[ < ] [ > ]   [ << ] [ Up ] [ >> ]         [Top] [Contents] [Index] [ ? ]

8.18.6 Filtering Spam Using Statistics with spam-stat

Paul Graham has written an excellent essay about spam filtering using statistics: A Plan for Spam. In it he describes the inherent deficiency of rule-based filtering as used by SpamAssassin, for example: Somebody has to write the rules, and everybody else has to install these rules. You are always late. It would be much better, he argues, to filter mail based on whether it somehow resembles spam or non-spam. One way to measure this is word distribution. He then goes on to describe a solution that checks whether a new mail resembles any of your other spam mails or not.
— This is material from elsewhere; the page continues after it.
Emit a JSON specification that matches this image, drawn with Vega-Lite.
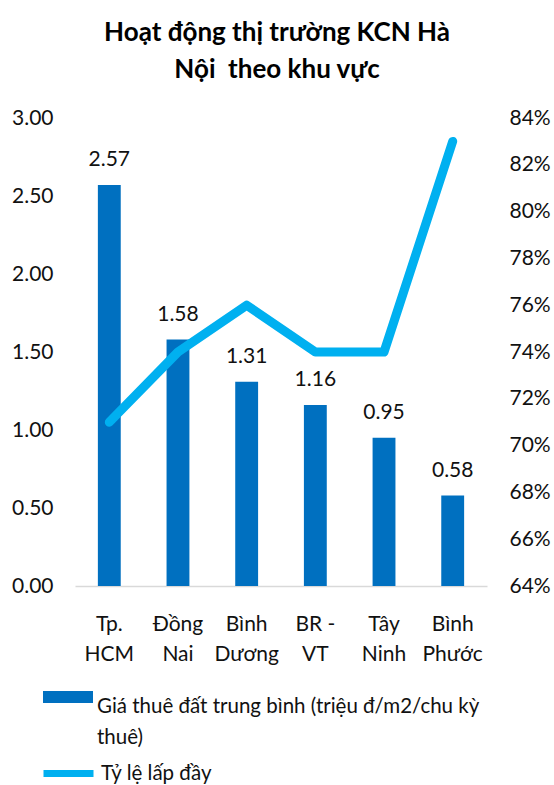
{
  "$schema": "https://vega.github.io/schema/vega-lite/v6.json",
  "width": 412,
  "height": 468,
  "autosize": "none",
  "padding": {"left": 75, "top": 118, "right": 67, "bottom": 199},
  "background": "white",
  "title": {
    "text": ["Hoạt động thị trường KCN Hà", "Nội \u00a0theo khu vực"],
    "font": "Lato",
    "fontSize": 26,
    "fontWeight": "bold",
    "lineHeight": 37,
    "anchor": "middle",
    "dx": -4,
    "color": "#000000",
    "offset": 24
  },
  "data": {
    "values": [
      {"region": "Tp. HCM", "price": 2.57, "occupancy": 0.71},
      {"region": "Đồng Nai", "price": 1.58, "occupancy": 0.74},
      {"region": "Bình Dương", "price": 1.31, "occupancy": 0.76},
      {"region": "BR - VT", "price": 1.16, "occupancy": 0.74},
      {"region": "Tây Ninh", "price": 0.95, "occupancy": 0.74},
      {"region": "Bình Phước", "price": 0.58, "occupancy": 0.83}
    ]
  },
  "encoding": {
    "x": {
      "field": "region",
      "type": "nominal",
      "sort": null,
      "scale": {"paddingInner": 0.667, "paddingOuter": 0.333},
      "axis": {
        "title": null,
        "labelAngle": 0,
        "labelFont": "Lato",
        "labelFontSize": 21,
        "labelColor": "#111111",
        "labelPadding": 27,
        "labelLineHeight": 30,
        "labelBaseline": "top",
        "labelExpr": "datum.label == 'BR - VT' ? ['BR -', 'VT'] : split(datum.label, ' ')",
        "ticks": false,
        "domainColor": "#D9D9D9",
        "domainWidth": 1.5,
        "grid": false
      }
    }
  },
  "layer": [
    {
      "encoding": {
        "y": {
          "field": "price",
          "type": "quantitative",
          "scale": {"domain": [0, 3], "nice": false},
          "axis": {
            "title": null,
            "orient": "left",
            "values": [0, 0.5, 1, 1.5, 2, 2.5, 3],
            "format": ".2f",
            "labelFont": "Lato",
            "labelFontSize": 21,
            "labelColor": "#111111",
            "labelPadding": 22,
            "ticks": false,
            "domain": false,
            "grid": false
          }
        }
      },
      "layer": [
        {
          "mark": {"type": "bar"},
          "encoding": {
            "fill": {
              "datum": "Giá thuê đất trung bình (triệu đ/m2/chu kỳ thuê)",
              "scale": {"range": ["#0070C0"]},
              "legend": {
                "orient": "none",
                "legendX": -32,
                "legendY": 554,
                "title": null,
                "padding": 0,
                "symbolType": "M-1,-0.24H1V0.24H-1Z",
                "symbolSize": 2500,
                "symbolStrokeWidth": 0,
                "labelExpr": "['Giá thuê đất trung bình (triệu đ/m2/chu kỳ', 'thuê)']",
                "labelBaseline": "top",
                "labelFont": "Lato",
                "labelFontSize": 20.5,
                "labelColor": "#111111",
                "labelOffset": 4,
                "labelLimit": 0
              }
            }
          }
        },
        {
          "mark": {"type": "text", "baseline": "middle", "dy": -25, "font": "Lato", "fontSize": 21, "color": "#111111"},
          "encoding": {
            "text": {"field": "price", "type": "quantitative", "format": ".2f"}
          }
        }
      ]
    },
    {
      "mark": {"type": "line", "strokeWidth": 9, "strokeCap": "round", "strokeJoin": "round"},
      "encoding": {
        "y": {
          "field": "occupancy",
          "type": "quantitative",
          "scale": {"domain": [0.64, 0.84], "nice": false, "zero": false},
          "axis": {
            "title": null,
            "orient": "right",
            "values": [0.64, 0.66, 0.68, 0.7, 0.72, 0.74, 0.76, 0.78, 0.8, 0.82, 0.84],
            "format": ".0%",
            "labelFont": "Lato",
            "labelFontSize": 21,
            "labelColor": "#111111",
            "labelPadding": 22,
            "ticks": false,
            "domain": false,
            "grid": false
          }
        },
        "stroke": {
          "datum": "Tỷ lệ lấp đầy",
          "scale": {"range": ["#00B0F0"]},
          "legend": {
            "orient": "none",
            "legendX": -35,
            "legendY": 627,
            "title": null,
            "padding": 0,
            "symbolType": "stroke",
            "symbolSize": 2500,
            "symbolStrokeWidth": 7,
            "labelFont": "Lato",
            "labelFontSize": 20.5,
            "labelColor": "#111111",
            "labelOffset": 4,
            "labelLimit": 0
          }
        }
      }
    }
  ],
  "resolve": {"scale": {"y": "independent"}},
  "config": {
    "view": {"stroke": null},
    "style": {"guide-label": {"lineHeight": 31}}
  }
}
The basic idea is this: Create a two collections of your mail, one with spam, one with non-spam. Count how often each word appears in either collection, weight this by the total number of mails in the collections, and store this information in a dictionary. For every word in a new mail, determine its probability to belong to a spam or a non-spam mail. Use the 15 most conspicuous words, compute the total probability of the mail being spam. If this probability is higher than a certain threshold, the mail is considered to be spam.

Gnus supports this kind of filtering. But it needs some setting up. First, you need two collections of your mail, one with spam, one with non-spam. Then you need to create a dictionary using these two collections, and save it. And last but not least, you need to use this dictionary in your fancy mail splitting rules.

8.18.6.1 Creating a spam-stat dictionary  
8.18.6.2 Splitting mail using spam-stat  
8.18.6.3 Low-level interface to the spam-stat dictionary  


[ < ] [ > ]   [ << ] [ Up ] [ >> ]         [Top] [Contents] [Index] [ ? ]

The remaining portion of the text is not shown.